Loading a model from the Hub:

.. code:: from braindecode.models import AttentionBaseNet

 # Load pretrained model
 model = AttentionBaseNet.from_pretrained("username/my-attentionbasenet-model")

 # Load with a different number of outputs (head is rebuilt automatically)
 model = AttentionBaseNet.from_pretrained("username/my-attentionbasenet-model", n_outputs=4)

Extracting features and replacing the head:

.. code:: import torch

 x = torch.randn(1, model.n_chans, model.n_times)
 # Extract encoder features (consistent dict across all models)
 out = model(x, return_features=True)
 features = out["features"]

 # Replace the classification head
 model.reset_head(n_outputs=10)

Saving and restoring full configuration:

.. code:: import json

 config = model.get_config()            # all __init__ params
 with open("config.json", "w") as f:
     json.dump(config, f)

 model2 = AttentionBaseNet.from_config(config)    # reconstruct (no weights)
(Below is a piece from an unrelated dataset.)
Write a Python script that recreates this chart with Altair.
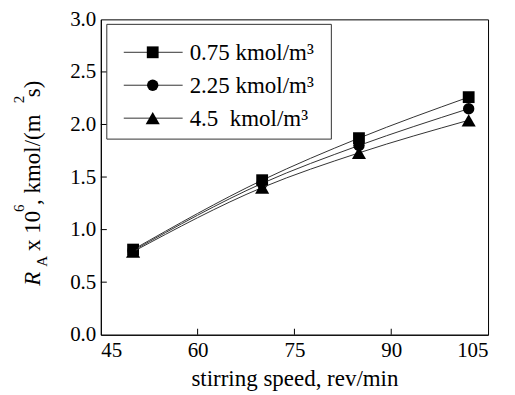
import altair as alt
import pandas as pd

speed = [50, 70, 85, 102]
s1 = [0.81, 1.47, 1.87, 2.26]
s2 = [0.80, 1.44, 1.80, 2.15]
s3 = [0.79, 1.40, 1.73, 2.04]
series_labels = ["0.75 kmol/m\u00b3", "2.25 kmol/m\u00b3", "4.5\u00a0\u00a0kmol/m\u00b3"]
shapes = ["square", "circle", "triangle-up"]
sizes = [140, 130, 200]
x_ticks = [45, 60, 75, 90, 105]
y_ticks = [0.0, 0.5, 1.0, 1.5, 2.0, 2.5, 3.0]

W, H = 388, 316
FONT = "Liberation Serif"
FS = 21

xs = alt.Scale(domain=[45, 105])
ys = alt.Scale(domain=[0, 3])

layers = []
for vals, lab, shp, sz in zip([s1, s2, s3], series_labels, shapes, sizes):
    df = pd.DataFrame({"speed": speed, "rate": vals, "series": lab})
    base = alt.Chart(df).encode(
        x=alt.X("speed:Q", scale=xs,
                axis=alt.Axis(values=x_ticks, title="stirring speed, rev/min", ticks=False, grid=False,
                              labelPadding=5, titleY=51, titleBaseline="alphabetic", titleFontSize=23)),
        y=alt.Y("rate:Q", scale=ys,
                axis=alt.Axis(values=y_ticks, format=".1f", title=None, ticks=False, grid=False,
                              labelPadding=5)),
    )
    layers.append(base.mark_line(interpolate="monotone", color="#333333", strokeWidth=1))
    layers.append(base.mark_point(shape=shp, filled=True, color="black", size=sz, opacity=1))

# inward ticks
xt = pd.DataFrame({"t": x_ticks[1:-1]})
layers.append(alt.Chart(xt).mark_rule(color="black", strokeWidth=1).encode(
    x=alt.X("t:Q", scale=xs), y=alt.value(H), y2=alt.value(H - 6)))
yt = pd.DataFrame({"t": y_ticks[1:-1]})
layers.append(alt.Chart(yt).mark_rule(color="black", strokeWidth=1).encode(
    y=alt.Y("t:Q", scale=ys), x=alt.value(0), x2=alt.value(6)))

# legend box
layers.append(alt.Chart(pd.DataFrame({"a": [0]})).mark_rect(fill="white", stroke="#333333", strokeWidth=1).encode(
    x=alt.value(6), x2=alt.value(231), y=alt.value(5), y2=alt.value(120)))
row_y = [33, 66, 99]
for i, (lab, shp, sz) in enumerate(zip(series_labels, shapes, sizes)):
    d = pd.DataFrame({"label": [lab]})
    layers.append(alt.Chart(d).mark_rule(color="#333333", strokeWidth=1).encode(
        x=alt.value(23), x2=alt.value(82), y=alt.value(row_y[i])))
    layers.append(alt.Chart(d).mark_point(shape=shp, filled=True, color="black", size=sz, opacity=1).encode(
        x=alt.value(52), y=alt.value(row_y[i])))
    layers.append(alt.Chart(d).mark_text(font=FONT, fontSize=23, align="left", baseline="middle", color="black").encode(
        x=alt.value(89), y=alt.value(row_y[i] + 1), text="label:N"))

# y-axis title pieces: (text, fontSize, italic, x, y)
title_pieces = [
    ("R", 23, True, -68, 267),
    ("A", 15, False, -59, 248),
    ("x 10", 23, False, -68, 232),
    ("6", 15, False, -82, 193),
    (", kmol/(m", 23, False, -68, 186),
    ("2", 15, False, -82, 84),
    ("s)", 23, False, -68, 78),
]
for j, (txt, fs, it, px, py) in enumerate(title_pieces):
    d = pd.DataFrame({"t": [txt]})
    layers.append(alt.Chart(d).mark_text(font=FONT, fontSize=fs, fontStyle="italic" if it else "normal",
                                         angle=270, align="left", baseline="middle", color="black").encode(
        x=alt.value(px), y=alt.value(py), text="t:N"))

chart = alt.layer(*layers).properties(
    width=W, height=H,
    background="white",
    autosize=alt.AutoSizeParams(type="none"),
    padding={"left": 93, "top": 11, "right": 19, "bottom": 56},
).configure_view(stroke="black", strokeWidth=1).configure_axis(
    domainColor="black", domainWidth=1, labelFont=FONT, labelFontSize=FS, labelColor="black",
    titleFont=FONT, titleFontSize=FS, titleColor="black", titleFontWeight="normal",
)

chart.save("out.html", embed_options={"renderer": "svg", "actions": False})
All model parameters (both EEG-specific and model-specific such as dropout rates, activation functions, number of filters) are automatically saved to the Hub and restored when loading.

See :ref:load-pretrained-models for a complete tutorial.

Citation

Please cite both the original paper for this architecture (see the References section above) and braindecode:

@article{aristimunha2025braindecode,
  title   = {Braindecode: a deep learning library for raw electrophysiological data},
  author  = {Aristimunha, Bruno and others},
  journal = {Zenodo},
  year    = {2025},
  doi     = {10.5281/zenodo.17699192},
}

License

BSD-3-Clause for the model code (matching braindecode). Pretraining-derived weights, if you fine-tune from a checkpoint, inherit the licence of that checkpoint and its training corpus.